No Jail Time For California Woman After Deadly Stabbing

A woman who stabbed her boyfriend 108 times, resulting in his death in 2018, received no prison time from a California judge on Tuesday, instead getting a sentence of 100 hours of community service and probation.

33-year-old Bryn Spejcher faced up to five years’ prison time for the stabbing death of her boyfriend. But Ventura County Superior Court Judge David Worley sentenced her to two years of probation instead. She will also have to complete 100 hours of community service and court documents say, “100 hours of public education on the dangers of THC consumption.”

THC is the psychoactive ingredient in cannabis products commonly referred to as marijuana, weed, or pot. Spejcher and her boyfriend had been smoking marijuana on the day she stabbed him to death. The judge in the case ruled that she was not responsible for her actions because she took two hits of marijuana experienced a drug-induced psychosis.

Spejcher murdered her boyfriend, Chad O’Melia, with a kitchen knife she used to stab him over a hundred times in May 2018. She also stabbed her Siberian husky dog, and police found her cutting herself in the neck with the murder weapon when they arrived.
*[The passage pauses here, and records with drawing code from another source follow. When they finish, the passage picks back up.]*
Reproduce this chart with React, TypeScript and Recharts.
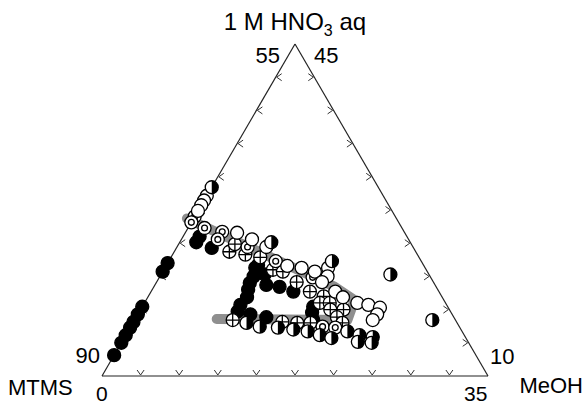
import React from 'react';
import { ScatterChart, Scatter, XAxis, YAxis, ReferenceLine } from 'recharts';

// Compositions: [MeOH, 1 M HNO3 aq]; MTMS = 100 - MeOH - HNO3
const blackPts: [number, number][] = [
  [0, 12.2], [0, 13.5], [0, 14.3], [0, 15.1], [0, 15.7], [0, 16.5], [0, 17.3], [0, 21.0], [0, 21.9],
  [1.5, 24.7], [1.5, 24.1], [3.2, 23.5],
  [8.3, 21.7], [8.2, 21.4], [8.5, 20.5], [8.5, 19.8], [8.7, 19.1], [9.0, 18.3], [8.8, 17.5], [8.9, 16.8],
  [10.2, 16.5], [11.8, 16.2],
  [9.4, 20.7], [10.1, 19.6], [11.4, 19.4], [12.9, 18.9],
  [15.5, 17.3], [15.7, 16.7], [16.2, 15.9],
];
const crossPts: [number, number][] = [
  [5.0, 23.1], [5.1, 23.9], [6.6, 22.8], [8.1, 22.5], [9.9, 21.2], [10.9, 21.0], [12.7, 19.9],
  [14.4, 18.9], [15.9, 18.4], [15.9, 17.7], [16.8, 17.7], [17.2, 17.0], [18.4, 17.0], [18.2, 16.2], [19.0, 15.6],
  [8.9, 15.9], [13.5, 15.7], [14.9, 15.6], [16.1, 15.6],
];
const bullseyePts: [number, number][] = [
  [0, 26.8], [0, 26.2], [1.5, 25.6], [3.3, 25.2], [3.3, 24.4], [6.4, 23.6], [9.7, 22.1], [13.9, 20.4],
  [17.4, 15.2], [18.6, 15.1],
];
const openPts: [number, number][] = [
  [0, 29.0], [0, 28.5], [0, 28.0], [0, 27.4],
  [4.7, 25.1], [6.4, 24.4], [8.1, 23.6], [11.0, 21.6], [12.4, 21.4], [13.8, 21.0], [14.8, 21.4], [15.2, 20.5], [15.0, 19.9],
  [16.7, 18.9], [17.7, 18.3], [19.3, 17.7], [20.4, 17.5], [21.6, 17.2], [21.7, 16.5], [21.6, 15.9],
];
const halfPts: [number, number][] = [
  [0, 29.9], [8.3, 24.1], [14.8, 22.1], [20.8, 20.7], [27.0, 15.9],
  [10.3, 15.6], [11.7, 15.2], [13.4, 15.1], [14.9, 14.9], [16.3, 14.7], [17.6, 14.3], [18.8, 14.0],
  [19.9, 14.7], [21.2, 14.3], [22.5, 14.1], [21.4, 13.6], [22.7, 13.5],
];
// grey shaded band
const bandPts: [number, number][] = [
  [-0.6, 26.6], [16.4, 19.4], [18.9, 18.0], [19.3, 15.9], [7.4, 16.0],
];
// corners [MeOH, HNO3]
const cornerMTMS: [number, number] = [0, 10];
const cornerHNO3: [number, number] = [0, 45];
const cornerMeOH: [number, number] = [35, 10];
const tickSteps = [3.5, 7, 10.5, 14, 17.5, 21, 24.5, 28, 31.5];
const labelTexts = [
  { key: 'title', at: cornerHNO3 },
  { key: '55', at: cornerHNO3 },
  { key: '45', at: cornerHNO3 },
  { key: '90', at: cornerMTMS },
  { key: '0', at: cornerMTMS },
  { key: 'MTMS', at: cornerMTMS },
  { key: '10', at: cornerMeOH },
  { key: '35', at: cornerMeOH },
  { key: 'MeOH', at: cornerMeOH },
];

const H = Math.sqrt(3) / 2;
const toXY = ([meoh, hno3]: [number, number]) => ({ x: meoh + (hno3 - 10) / 2, y: (hno3 - 10) * H });

const W = 585;
const HT = 407;
const sx = 386 / 35;
const xMin = -102 / sx;
const xMax = xMin + W / sx;
const sy = 332 / (35 * H);
const yMin = -(HT - 376) / sy;
const yMax = 376 / sy;

const R = 6.5;
const SW = 1.3;
const FONT = 'Liberation Sans, Arial, sans-serif';

const Black = (p: any) => <circle cx={p.cx} cy={p.cy} r={R} fill="#000" stroke="#000" strokeWidth={SW} />;
const Open = (p: any) => <circle cx={p.cx} cy={p.cy} r={R} fill="#fff" stroke="#000" strokeWidth={SW} />;
const Bull = (p: any) => (
  <g>
    <circle cx={p.cx} cy={p.cy} r={R} fill="#fff" stroke="#000" strokeWidth={SW} />
    <circle cx={p.cx} cy={p.cy} r={R * 0.45} fill="none" stroke="#000" strokeWidth={SW} />
  </g>
);
const Cross = (p: any) => (
  <g>
    <circle cx={p.cx} cy={p.cy} r={R} fill="#fff" stroke="#000" strokeWidth={SW} />
    <path d={`M${p.cx - R},${p.cy} L${p.cx + R},${p.cy} M${p.cx},${p.cy - R} L${p.cx},${p.cy + R}`} stroke="#000" strokeWidth={SW} />
  </g>
);
const Half = (p: any) => (
  <g>
    <circle cx={p.cx} cy={p.cy} r={R} fill="#fff" stroke="#000" strokeWidth={SW} />
    <path d={`M${p.cx},${p.cy - R} A${R},${R} 0 0 1 ${p.cx},${p.cy + R} Z`} fill="#000" />
  </g>
);
const Nothing = () => <g />;

const Chevron = (p: any) => {
  const { cx, cy, payload } = p;
  let d = '';
  if (payload.side === 'b') d = `M${cx - 3.5},${cy - 6} L${cx},${cy - 1} L${cx + 3.5},${cy - 6}`;
  else if (payload.side === 'l') d = `M${cx + 6},${cy - 3.5} L${cx + 1},${cy} L${cx + 6},${cy + 3.5}`;
  else d = `M${cx - 6},${cy - 3.5} L${cx - 1},${cy} L${cx - 6},${cy + 3.5}`;
  return <path d={d} fill="none" stroke="#333" strokeWidth={1} />;
};

const labelStyle: Record<string, { dx: number; dy: number; anchor: 'start' | 'middle' | 'end'; size: number }> = {
  title: { dx: 0, dy: -14, anchor: 'middle', size: 24 },
  '55': { dx: -15, dy: 19, anchor: 'end', size: 22 },
  '45': { dx: 19, dy: 19, anchor: 'start', size: 22 },
  '90': { dx: -2, dy: -13, anchor: 'end', size: 22 },
  '0': { dx: -6, dy: 25, anchor: 'start', size: 21 },
  MTMS: { dx: -94, dy: 19, anchor: 'start', size: 22 },
  '10': { dx: 2, dy: -12, anchor: 'start', size: 22 },
  '35': { dx: -24, dy: 25, anchor: 'start', size: 21 },
  MeOH: { dx: 95, dy: 17, anchor: 'end', size: 22 },
};

const Label = (p: any) => {
  const { cx, cy, payload } = p;
  const st = labelStyle[payload.key];
  if (payload.key === 'title') {
    return (
      <text x={cx + st.dx} y={cy + st.dy} textAnchor={st.anchor} fontSize={st.size} fontFamily={FONT} fill="#000">
        1 M HNO<tspan fontSize={16} dy={6}>3</tspan><tspan dy={-6}> aq</tspan>
      </text>
    );
  }
  return (
    <text x={cx + st.dx} y={cy + st.dy} textAnchor={st.anchor} fontSize={st.size} fontFamily={FONT} fill="#000">
      {payload.key}
    </text>
  );
};

export default function App() {
  const tickData = [
    ...tickSteps.map((s) => ({ ...toXY([s, 10]), side: 'b' })),
    ...tickSteps.map((s) => ({ ...toXY([0, 10 + s]), side: 'l' })),
    ...tickSteps.map((s) => ({ ...toXY([35 - s, 10 + s]), side: 'r' })),
  ];
  const labels = labelTexts.map((l) => ({ ...toXY(l.at), key: l.key }));
  const A = toXY(cornerMTMS);
  const B = toXY(cornerHNO3);
  const C = toXY(cornerMeOH);
  return (
    <div style={{ position: 'absolute', left: 0, top: 0, background: '#fff' }}>
      <ScatterChart width={W} height={HT} margin={{ top: 0, right: 0, bottom: 0, left: 0 }}>
        <XAxis type="number" dataKey="x" domain={[xMin, xMax]} allowDataOverflow hide />
        <YAxis type="number" dataKey="y" domain={[yMin, yMax]} allowDataOverflow hide />
        <Scatter
          data={bandPts.map(toXY)}
          line={{ stroke: '#8f8f8f', strokeWidth: 10, strokeLinejoin: 'round', strokeLinecap: 'round' }}
          shape={Nothing}
          isAnimationActive={false}
        />
        <ReferenceLine segment={[A, B]} stroke="#222" strokeWidth={1.2} ifOverflow="visible" />
        <ReferenceLine segment={[B, C]} stroke="#222" strokeWidth={1.2} ifOverflow="visible" />
        <ReferenceLine segment={[A, C]} stroke="#222" strokeWidth={1.2} ifOverflow="visible" />
        <Scatter data={tickData} shape={Chevron} isAnimationActive={false} />
        <Scatter data={blackPts.map(toXY)} shape={Black} isAnimationActive={false} />
        <Scatter data={crossPts.map(toXY)} shape={Cross} isAnimationActive={false} />
        <Scatter data={bullseyePts.map(toXY)} shape={Bull} isAnimationActive={false} />
        <Scatter data={openPts.map(toXY)} shape={Open} isAnimationActive={false} />
        <Scatter data={halfPts.map(toXY)} shape={Half} isAnimationActive={false} />
        <Scatter data={labels} shape={Label} isAnimationActive={false} />
      </ScatterChart>
    </div>
  );
}
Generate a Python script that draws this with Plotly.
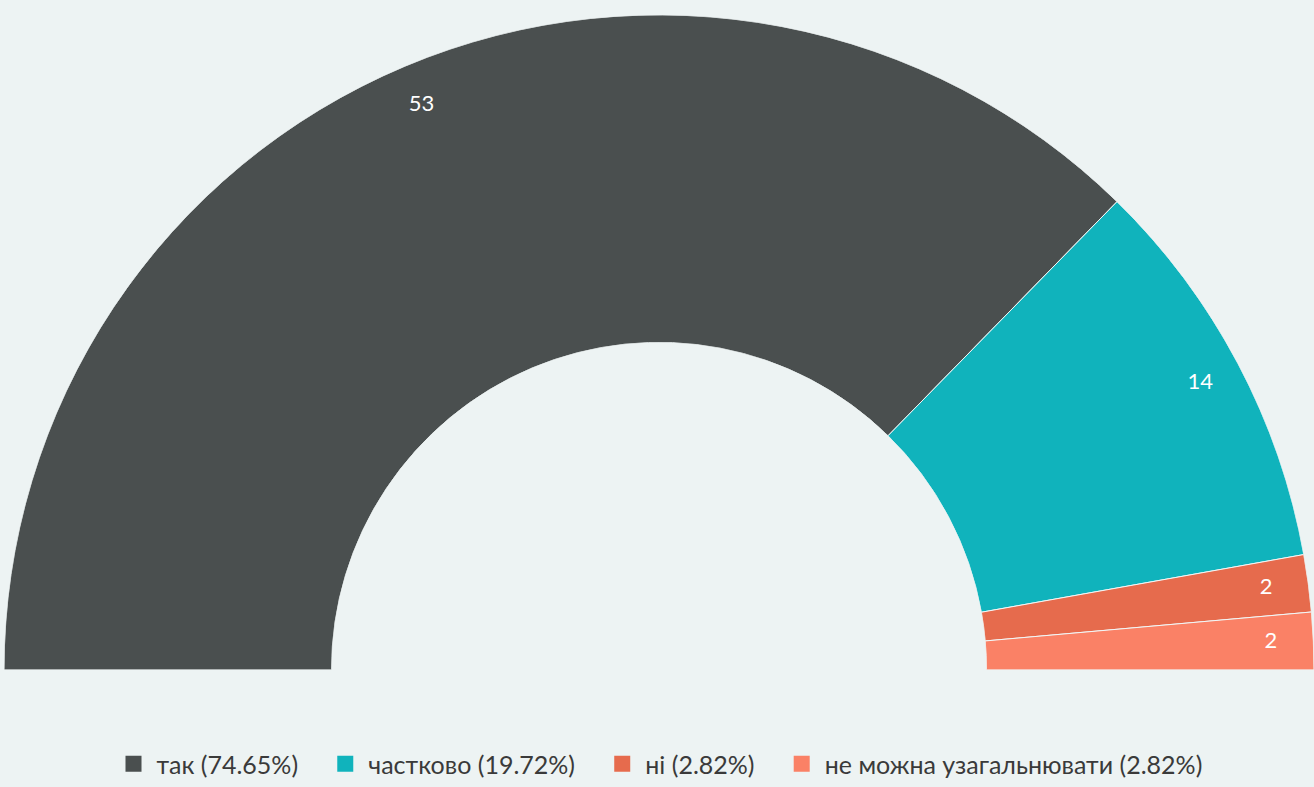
import plotly.graph_objects as go

labels = ["так", "частково", "ні", "не можна узагальнювати"]
values = [53, 14, 2, 2]
colors = ["#4a4f4f", "#10b3bc", "#e66b4d", "#fa8166"]

total = sum(values)
pct = [v / total * 100 for v in values]

# semicircle: 180 degrees split by share
widths = [v / total * 180 for v in values]
centers = []
acc = 0
for w in widths:
    centers.append(acc + w / 2)
    acc += w

fig = go.Figure()

for i in range(len(values)):
    fig.add_trace(go.Barpolar(
        r=[1],
        theta=[centers[i]],
        width=[widths[i]],
        marker=dict(color=colors[i], line=dict(color="#f2f7f7", width=1)),
        name=labels[i],
        showlegend=False,
        hoverinfo="skip",
    ))

# value labels
fig.add_trace(go.Scatterpolar(
    r=[0.87] * len(values),
    theta=centers,
    mode="text",
    text=[str(v) for v in values],
    textfont=dict(family="Lato", size=22, color="white"),
    showlegend=False,
    hoverinfo="skip",
))

# legend entries (nbsp padding to widen the gap between items)
pad = "\u00a0\u00a0\u00a0"
for i in range(len(values)):
    fig.add_trace(go.Scatter(
        x=[None], y=[None],
        mode="markers",
        marker=dict(symbol="square", size=22, color=colors[i]),
        name=f"{labels[i]} ({pct[i]:.2f}%)" + (pad if i < len(values) - 1 else ""),
    ))

fig.update_layout(
    width=1314,
    height=787,
    margin=dict(l=4, r=0, t=0, b=0),
    paper_bgcolor="#edf3f3",
    plot_bgcolor="#edf3f3",
    font=dict(family="Lato", color="#3a3a3a"),
    polar=dict(
        sector=[0, 180],
        hole=0.5,
        domain=dict(x=[0, 1], y=[0.113, 0.993]),
        bgcolor="rgba(0,0,0,0)",
        radialaxis=dict(range=[0, 1], visible=False),
        angularaxis=dict(visible=False, rotation=180, direction="clockwise"),
    ),
    xaxis=dict(visible=False),
    yaxis=dict(visible=False),
    legend=dict(
        orientation="h",
        x=0.5, xanchor="center",
        y=0.002, yanchor="middle",
        font=dict(family="Lato", size=25, color="#3a3a3a"),
        itemsizing="trace",
        itemwidth=36,
    ),
)

fig.write_html("out.html", config={"displayModeBar": False},
               post_script="document.body.style.margin='0';")
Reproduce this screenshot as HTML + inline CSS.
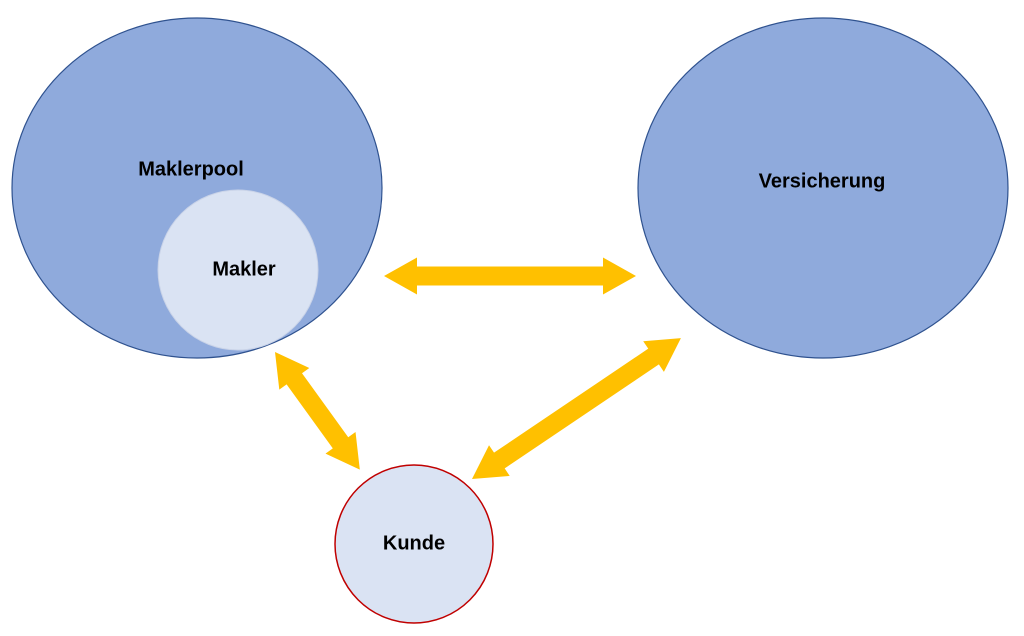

“It sets a very dangerous precedent,” said Audry Nafziger, the Ventura County District Attorney’s Office prosecutor for the case. “It’s also a slap in the face to the victim’s family and speaks poorly to victims’ relief everywhere that [ … ] it’s OK to smoke marijuana and butcher someone with three knives. But it’s not OK to smoke marijuana and drive and kill someone.”

“When you smoke weed and you’re a white, young, privileged [ … ] upper-middle-class woman who bamboozles an old, white male judge, and you get to walk, I don’t know how to reconcile that for all the other criminals and victims in the country,” Nafziger said.

Friends and family of the stabbing victim are outraged by the outcome of the trial. “We are absolutely outraged and disgusted with the sentencing judge,” said a friend of O’Melia’s late mother, who passed away less than two years after her son’s death. The victim’s father, Sean O’Melia, said, “That judge just gave everyone in this state the license to kill.”